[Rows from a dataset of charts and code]
--------------------

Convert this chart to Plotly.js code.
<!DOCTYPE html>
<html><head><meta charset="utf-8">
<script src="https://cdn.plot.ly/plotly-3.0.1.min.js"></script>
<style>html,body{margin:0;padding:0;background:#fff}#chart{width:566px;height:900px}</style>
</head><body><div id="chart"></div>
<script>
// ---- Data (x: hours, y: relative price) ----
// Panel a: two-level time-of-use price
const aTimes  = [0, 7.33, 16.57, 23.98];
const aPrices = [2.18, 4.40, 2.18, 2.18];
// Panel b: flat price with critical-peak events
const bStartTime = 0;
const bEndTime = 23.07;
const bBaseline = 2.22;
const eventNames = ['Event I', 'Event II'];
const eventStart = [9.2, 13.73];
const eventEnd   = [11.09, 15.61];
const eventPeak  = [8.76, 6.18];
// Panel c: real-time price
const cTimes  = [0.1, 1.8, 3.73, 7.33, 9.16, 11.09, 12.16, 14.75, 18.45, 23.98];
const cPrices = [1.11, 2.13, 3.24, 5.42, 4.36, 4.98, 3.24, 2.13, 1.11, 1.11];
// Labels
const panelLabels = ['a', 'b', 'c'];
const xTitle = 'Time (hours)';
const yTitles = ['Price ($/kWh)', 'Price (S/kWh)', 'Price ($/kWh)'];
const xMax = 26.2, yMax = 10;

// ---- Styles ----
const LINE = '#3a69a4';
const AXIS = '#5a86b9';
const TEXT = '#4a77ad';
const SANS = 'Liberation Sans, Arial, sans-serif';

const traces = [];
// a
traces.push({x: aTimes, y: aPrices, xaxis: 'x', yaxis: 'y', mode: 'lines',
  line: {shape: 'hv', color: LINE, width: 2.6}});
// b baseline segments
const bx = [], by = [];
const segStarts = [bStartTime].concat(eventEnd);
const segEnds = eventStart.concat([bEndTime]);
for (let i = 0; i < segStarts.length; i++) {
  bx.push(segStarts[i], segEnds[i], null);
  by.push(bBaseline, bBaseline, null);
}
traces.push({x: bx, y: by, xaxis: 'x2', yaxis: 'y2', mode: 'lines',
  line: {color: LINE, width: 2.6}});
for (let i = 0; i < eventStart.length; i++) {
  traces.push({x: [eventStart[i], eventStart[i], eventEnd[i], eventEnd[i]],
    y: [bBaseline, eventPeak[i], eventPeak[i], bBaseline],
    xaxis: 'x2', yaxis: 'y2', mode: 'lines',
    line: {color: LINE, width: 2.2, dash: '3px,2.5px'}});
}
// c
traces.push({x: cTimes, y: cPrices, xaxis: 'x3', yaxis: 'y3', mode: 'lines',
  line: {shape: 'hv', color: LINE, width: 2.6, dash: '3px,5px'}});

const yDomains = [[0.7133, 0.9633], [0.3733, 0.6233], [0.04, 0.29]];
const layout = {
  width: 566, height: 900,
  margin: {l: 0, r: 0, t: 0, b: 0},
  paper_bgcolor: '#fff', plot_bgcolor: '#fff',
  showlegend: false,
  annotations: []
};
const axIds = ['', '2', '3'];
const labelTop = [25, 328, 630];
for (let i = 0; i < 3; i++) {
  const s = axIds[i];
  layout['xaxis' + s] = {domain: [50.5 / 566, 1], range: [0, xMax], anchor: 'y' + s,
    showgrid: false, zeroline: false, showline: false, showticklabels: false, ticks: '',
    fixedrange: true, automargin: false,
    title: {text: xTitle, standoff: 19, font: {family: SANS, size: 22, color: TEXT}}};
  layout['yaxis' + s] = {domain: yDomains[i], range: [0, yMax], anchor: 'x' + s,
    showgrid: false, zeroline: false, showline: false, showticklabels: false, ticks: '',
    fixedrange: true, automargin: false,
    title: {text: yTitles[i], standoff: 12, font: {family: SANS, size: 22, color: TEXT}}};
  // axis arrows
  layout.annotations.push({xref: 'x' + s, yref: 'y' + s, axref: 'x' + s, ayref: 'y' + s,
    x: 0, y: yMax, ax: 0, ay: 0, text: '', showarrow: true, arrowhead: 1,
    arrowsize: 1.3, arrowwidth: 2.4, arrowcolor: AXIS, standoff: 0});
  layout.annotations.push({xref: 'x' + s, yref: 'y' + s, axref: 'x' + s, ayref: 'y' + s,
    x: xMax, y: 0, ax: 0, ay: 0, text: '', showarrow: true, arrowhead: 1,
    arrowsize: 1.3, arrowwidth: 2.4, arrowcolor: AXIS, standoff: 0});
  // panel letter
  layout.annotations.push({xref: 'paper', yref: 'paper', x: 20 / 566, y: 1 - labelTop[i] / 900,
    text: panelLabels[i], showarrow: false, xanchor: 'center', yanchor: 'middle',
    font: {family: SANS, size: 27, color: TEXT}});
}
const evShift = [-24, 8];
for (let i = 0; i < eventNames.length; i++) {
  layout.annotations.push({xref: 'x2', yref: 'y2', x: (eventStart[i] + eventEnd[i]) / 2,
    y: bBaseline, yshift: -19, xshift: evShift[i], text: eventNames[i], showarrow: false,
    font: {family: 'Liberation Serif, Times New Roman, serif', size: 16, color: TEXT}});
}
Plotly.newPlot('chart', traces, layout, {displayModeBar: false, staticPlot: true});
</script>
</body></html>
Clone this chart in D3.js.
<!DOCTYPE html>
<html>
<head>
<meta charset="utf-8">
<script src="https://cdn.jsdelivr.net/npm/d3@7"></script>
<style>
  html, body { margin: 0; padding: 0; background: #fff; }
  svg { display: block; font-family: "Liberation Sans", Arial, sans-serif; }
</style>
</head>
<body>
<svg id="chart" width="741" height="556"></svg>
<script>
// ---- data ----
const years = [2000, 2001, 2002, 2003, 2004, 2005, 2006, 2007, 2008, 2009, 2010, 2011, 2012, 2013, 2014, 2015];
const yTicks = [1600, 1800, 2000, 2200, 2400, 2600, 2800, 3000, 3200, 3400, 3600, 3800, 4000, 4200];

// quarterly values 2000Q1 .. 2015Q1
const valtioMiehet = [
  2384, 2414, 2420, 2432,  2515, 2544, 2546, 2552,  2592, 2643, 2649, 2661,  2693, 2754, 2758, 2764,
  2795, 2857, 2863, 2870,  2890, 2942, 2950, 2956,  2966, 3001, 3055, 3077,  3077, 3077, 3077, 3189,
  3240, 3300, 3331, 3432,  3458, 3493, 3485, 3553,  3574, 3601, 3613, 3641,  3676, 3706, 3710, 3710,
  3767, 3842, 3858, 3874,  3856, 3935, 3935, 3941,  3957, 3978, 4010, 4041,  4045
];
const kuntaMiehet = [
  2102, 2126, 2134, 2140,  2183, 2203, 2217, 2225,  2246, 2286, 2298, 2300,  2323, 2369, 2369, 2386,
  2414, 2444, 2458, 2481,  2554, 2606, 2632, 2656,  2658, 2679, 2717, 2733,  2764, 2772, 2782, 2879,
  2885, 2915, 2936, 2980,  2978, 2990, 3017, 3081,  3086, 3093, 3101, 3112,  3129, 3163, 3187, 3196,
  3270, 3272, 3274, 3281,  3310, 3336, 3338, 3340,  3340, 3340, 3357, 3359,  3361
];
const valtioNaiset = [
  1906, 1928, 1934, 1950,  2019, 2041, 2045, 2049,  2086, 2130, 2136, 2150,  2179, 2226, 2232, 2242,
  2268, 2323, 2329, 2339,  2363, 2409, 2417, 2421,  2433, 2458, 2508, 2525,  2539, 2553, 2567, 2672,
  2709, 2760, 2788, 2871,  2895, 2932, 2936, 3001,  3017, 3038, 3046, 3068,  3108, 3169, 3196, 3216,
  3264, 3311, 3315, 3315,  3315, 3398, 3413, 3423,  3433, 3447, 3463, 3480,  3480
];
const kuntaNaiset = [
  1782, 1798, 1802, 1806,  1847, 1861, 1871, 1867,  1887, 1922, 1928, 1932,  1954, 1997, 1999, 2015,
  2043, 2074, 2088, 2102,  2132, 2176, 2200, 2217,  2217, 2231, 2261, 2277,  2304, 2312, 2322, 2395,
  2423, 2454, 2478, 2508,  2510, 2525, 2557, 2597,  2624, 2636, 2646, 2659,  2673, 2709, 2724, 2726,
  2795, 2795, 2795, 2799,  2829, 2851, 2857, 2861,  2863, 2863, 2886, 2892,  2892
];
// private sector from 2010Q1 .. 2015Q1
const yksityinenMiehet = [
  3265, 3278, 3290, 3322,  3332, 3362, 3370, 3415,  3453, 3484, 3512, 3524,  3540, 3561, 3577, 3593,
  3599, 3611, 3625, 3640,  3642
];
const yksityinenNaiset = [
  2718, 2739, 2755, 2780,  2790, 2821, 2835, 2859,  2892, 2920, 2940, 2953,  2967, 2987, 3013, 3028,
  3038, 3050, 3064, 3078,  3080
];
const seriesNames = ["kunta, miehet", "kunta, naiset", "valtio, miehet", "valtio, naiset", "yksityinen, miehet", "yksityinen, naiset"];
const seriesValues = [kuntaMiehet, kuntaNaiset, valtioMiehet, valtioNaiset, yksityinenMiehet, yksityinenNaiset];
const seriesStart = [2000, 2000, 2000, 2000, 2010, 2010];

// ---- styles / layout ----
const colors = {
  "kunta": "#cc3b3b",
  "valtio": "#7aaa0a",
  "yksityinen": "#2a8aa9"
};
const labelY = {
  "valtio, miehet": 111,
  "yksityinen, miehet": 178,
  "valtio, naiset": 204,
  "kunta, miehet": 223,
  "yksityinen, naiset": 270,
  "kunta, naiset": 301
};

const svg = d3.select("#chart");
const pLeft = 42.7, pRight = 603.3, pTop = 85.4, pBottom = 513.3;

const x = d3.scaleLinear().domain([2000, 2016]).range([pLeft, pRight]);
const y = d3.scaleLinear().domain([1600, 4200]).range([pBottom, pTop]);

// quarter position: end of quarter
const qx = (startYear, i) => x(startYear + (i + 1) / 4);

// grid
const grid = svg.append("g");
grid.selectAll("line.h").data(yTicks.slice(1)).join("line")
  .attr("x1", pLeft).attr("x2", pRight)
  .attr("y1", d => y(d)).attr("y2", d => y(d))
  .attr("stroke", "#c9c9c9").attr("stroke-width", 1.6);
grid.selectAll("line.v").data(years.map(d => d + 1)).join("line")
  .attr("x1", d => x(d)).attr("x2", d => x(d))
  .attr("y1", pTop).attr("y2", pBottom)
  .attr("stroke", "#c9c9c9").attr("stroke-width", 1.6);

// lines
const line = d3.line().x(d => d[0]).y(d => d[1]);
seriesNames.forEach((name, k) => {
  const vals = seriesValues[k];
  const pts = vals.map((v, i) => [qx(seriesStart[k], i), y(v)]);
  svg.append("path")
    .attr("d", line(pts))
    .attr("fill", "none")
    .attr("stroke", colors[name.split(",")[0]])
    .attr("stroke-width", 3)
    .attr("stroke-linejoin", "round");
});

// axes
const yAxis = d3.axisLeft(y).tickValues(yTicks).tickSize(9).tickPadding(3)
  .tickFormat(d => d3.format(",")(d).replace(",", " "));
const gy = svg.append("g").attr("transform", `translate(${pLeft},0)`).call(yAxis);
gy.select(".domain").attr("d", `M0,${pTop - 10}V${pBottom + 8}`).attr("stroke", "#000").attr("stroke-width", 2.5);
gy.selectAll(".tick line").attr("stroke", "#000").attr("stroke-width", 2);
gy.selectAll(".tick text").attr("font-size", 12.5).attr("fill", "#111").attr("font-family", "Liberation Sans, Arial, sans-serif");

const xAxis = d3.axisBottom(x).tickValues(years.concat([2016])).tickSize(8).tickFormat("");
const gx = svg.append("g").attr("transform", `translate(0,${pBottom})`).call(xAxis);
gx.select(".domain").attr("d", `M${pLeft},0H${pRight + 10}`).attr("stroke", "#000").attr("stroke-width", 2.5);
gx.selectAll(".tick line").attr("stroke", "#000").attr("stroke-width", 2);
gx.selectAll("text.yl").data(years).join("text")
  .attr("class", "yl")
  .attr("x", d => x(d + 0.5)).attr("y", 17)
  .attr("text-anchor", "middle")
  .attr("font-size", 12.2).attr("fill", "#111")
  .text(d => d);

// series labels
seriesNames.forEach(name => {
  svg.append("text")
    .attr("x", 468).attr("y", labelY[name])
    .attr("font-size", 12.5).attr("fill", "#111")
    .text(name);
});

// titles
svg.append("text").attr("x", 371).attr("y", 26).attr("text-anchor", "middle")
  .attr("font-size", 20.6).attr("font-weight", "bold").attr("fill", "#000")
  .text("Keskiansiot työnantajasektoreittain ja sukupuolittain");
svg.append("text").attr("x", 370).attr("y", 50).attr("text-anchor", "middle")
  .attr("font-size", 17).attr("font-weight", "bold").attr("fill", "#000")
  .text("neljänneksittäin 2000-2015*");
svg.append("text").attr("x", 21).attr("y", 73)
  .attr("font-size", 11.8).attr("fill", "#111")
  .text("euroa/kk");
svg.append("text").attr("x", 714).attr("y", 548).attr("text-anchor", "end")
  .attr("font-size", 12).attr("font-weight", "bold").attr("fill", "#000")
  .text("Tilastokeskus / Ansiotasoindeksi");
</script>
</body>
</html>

--------------------

** WRITTEN EXERCISE **
Word for word, reproduce the listing above from its start up to and including the line that has "const SANS = 'Liberation". Give only those lines.

** THE REPLY **
Convert this chart to Plotly.js code.
<!DOCTYPE html>
<html><head><meta charset="utf-8">
<script src="https://cdn.plot.ly/plotly-3.0.1.min.js"></script>
<style>html,body{margin:0;padding:0;background:#fff}#chart{width:566px;height:900px}</style>
</head><body><div id="chart"></div>
<script>
// ---- Data (x: hours, y: relative price) ----
// Panel a: two-level time-of-use price
const aTimes  = [0, 7.33, 16.57, 23.98];
const aPrices = [2.18, 4.40, 2.18, 2.18];
// Panel b: flat price with critical-peak events
const bStartTime = 0;
const bEndTime = 23.07;
const bBaseline = 2.22;
const eventNames = ['Event I', 'Event II'];
const eventStart = [9.2, 13.73];
const eventEnd   = [11.09, 15.61];
const eventPeak  = [8.76, 6.18];
// Panel c: real-time price
const cTimes  = [0.1, 1.8, 3.73, 7.33, 9.16, 11.09, 12.16, 14.75, 18.45, 23.98];
const cPrices = [1.11, 2.13, 3.24, 5.42, 4.36, 4.98, 3.24, 2.13, 1.11, 1.11];
// Labels
const panelLabels = ['a', 'b', 'c'];
const xTitle = 'Time (hours)';
const yTitles = ['Price ($/kWh)', 'Price (S/kWh)', 'Price ($/kWh)'];
const xMax = 26.2, yMax = 10;

// ---- Styles ----
const LINE = '#3a69a4';
const AXIS = '#5a86b9';
const TEXT = '#4a77ad';
const SANS = 'Liberation Sans, Arial, sans-serif';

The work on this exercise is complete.